Copy each line below exactly and leave the pictures out.
>> BEGIN DATA LINES
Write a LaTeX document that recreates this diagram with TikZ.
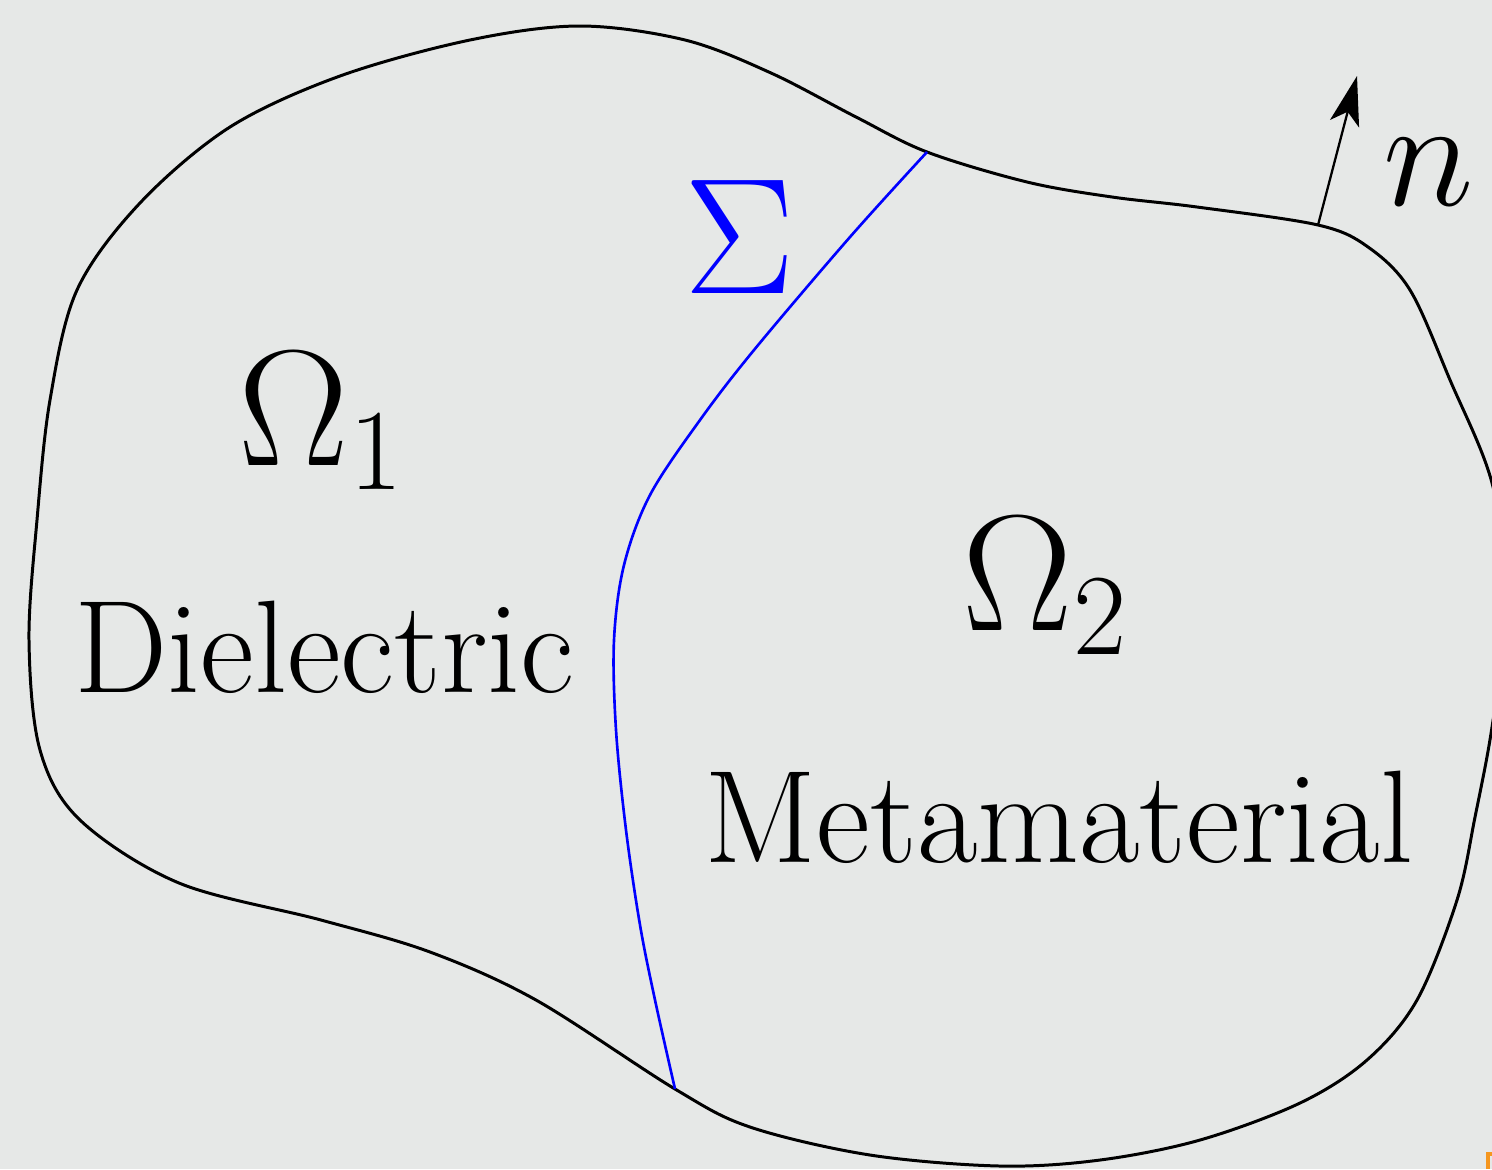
\RequirePackage{fix-cm}
\documentclass[tikz,border=0pt]{standalone}
\usetikzlibrary{arrows.meta}
\definecolor{bgcol}{RGB}{230,232,231}
\definecolor{markorange}{RGB}{245,150,30}
\begin{document}
\begin{tikzpicture}[x=0.01cm,y=-0.01cm,
  boundary/.style={line width=0.85pt,black},
  interface/.style={line width=0.75pt,blue},
  normalarrow/.style={line width=0.65pt,-{Stealth[length=14pt,width=8.5pt,inset=3.5pt]}},
  txt/.style={inner sep=0pt,anchor=base west,font=\fontsize{37.5}{40}\selectfont},
  mth/.style={inner sep=0pt,anchor=base west,font=\fontsize{47}{52}\selectfont}]
\useasboundingbox (0,0) rectangle (1492,1169);
\clip (0,0) rectangle (1492,1169);
\fill[bgcol] (0,0) rectangle (1492,1169);
\coordinate (jt) at (927,152);
\coordinate (jb) at (675,1089);
\coordinate (nb) at (1318,225);
\coordinate (nt) at (1357,76);
\draw[boundary] plot[smooth cycle, tension=0.55] coordinates {
 (580,26) (685,40) (771,73) (856,117) (jt) (1027,182) (1112,197) (1197,207)
 (nb) (1368,247) (1410,290) (1450,380) (1492,483) (1508,600)
 (1492,727) (1475,817) (1457,900) (1417,1000) (1367,1060) (1300,1103)
 (1200,1140) (1100,1160) (1000,1166) (870,1155) (750,1127) (jb)
 (536,1000) (430,952) (321,920) (179,883) (80,820) (40,750) (29,640)
 (37,520) (50,400) (77,290) (140,203) (230,127) (340,76) (470,40)};
\draw[interface] plot[smooth, tension=0.55] coordinates {
 (jt) (850,237) (754,350) (700,420) (650,495) (624,565) (614,640) (616,730)
 (626,830) (640,925) (655,1000) (jb)};
\draw[normalarrow] (nb) -- (nt);
\node[mth,font=\fontsize{44}{48}\selectfont] (n) at (1383,205) {$n$};
\node[mth,text=blue] (sigma) at (684,293) {$\Sigma$};
\node[mth] (om1) at (238,465) {$\Omega_1$};
\node[mth] (om2) at (962,630) {$\Omega_2$};
\node[txt] (diel) at (74,692) {Dielectric};
\node[txt] (meta) at (704,862) {Metamaterial};
\draw[markorange,line width=1pt] (1488,1169) -- (1488,1154) -- (1496,1154);
\end{tikzpicture}
\end{document}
>> END DATA LINES
• THE SOLUTION
Write a LaTeX document that recreates this diagram with TikZ.
\RequirePackage{fix-cm}
\documentclass[tikz,border=0pt]{standalone}
\usetikzlibrary{arrows.meta}
\definecolor{bgcol}{RGB}{230,232,231}
\definecolor{markorange}{RGB}{245,150,30}
\begin{document}
\begin{tikzpicture}[x=0.01cm,y=-0.01cm,
  boundary/.style={line width=0.85pt,black},
  interface/.style={line width=0.75pt,blue},
  normalarrow/.style={line width=0.65pt,-{Stealth[length=14pt,width=8.5pt,inset=3.5pt]}},
  txt/.style={inner sep=0pt,anchor=base west,font=\fontsize{37.5}{40}\selectfont},
  mth/.style={inner sep=0pt,anchor=base west,font=\fontsize{47}{52}\selectfont}]
\useasboundingbox (0,0) rectangle (1492,1169);
\clip (0,0) rectangle (1492,1169);
\fill[bgcol] (0,0) rectangle (1492,1169);
\coordinate (jt) at (927,152);
\coordinate (jb) at (675,1089);
\coordinate (nb) at (1318,225);
\coordinate (nt) at (1357,76);
\draw[boundary] plot[smooth cycle, tension=0.55] coordinates {
 (580,26) (685,40) (771,73) (856,117) (jt) (1027,182) (1112,197) (1197,207)
 (nb) (1368,247) (1410,290) (1450,380) (1492,483) (1508,600)
 (1492,727) (1475,817) (1457,900) (1417,1000) (1367,1060) (1300,1103)
 (1200,1140) (1100,1160) (1000,1166) (870,1155) (750,1127) (jb)
 (536,1000) (430,952) (321,920) (179,883) (80,820) (40,750) (29,640)
 (37,520) (50,400) (77,290) (140,203) (230,127) (340,76) (470,40)};
\draw[interface] plot[smooth, tension=0.55] coordinates {
 (jt) (850,237) (754,350) (700,420) (650,495) (624,565) (614,640) (616,730)
 (626,830) (640,925) (655,1000) (jb)};
\draw[normalarrow] (nb) -- (nt);
\node[mth,font=\fontsize{44}{48}\selectfont] (n) at (1383,205) {$n$};
\node[mth,text=blue] (sigma) at (684,293) {$\Sigma$};
\node[mth] (om1) at (238,465) {$\Omega_1$};
\node[mth] (om2) at (962,630) {$\Omega_2$};
\node[txt] (diel) at (74,692) {Dielectric};
\node[txt] (meta) at (704,862) {Metamaterial};
\draw[markorange,line width=1pt] (1488,1169) -- (1488,1154) -- (1496,1154);
\end{tikzpicture}
\end{document}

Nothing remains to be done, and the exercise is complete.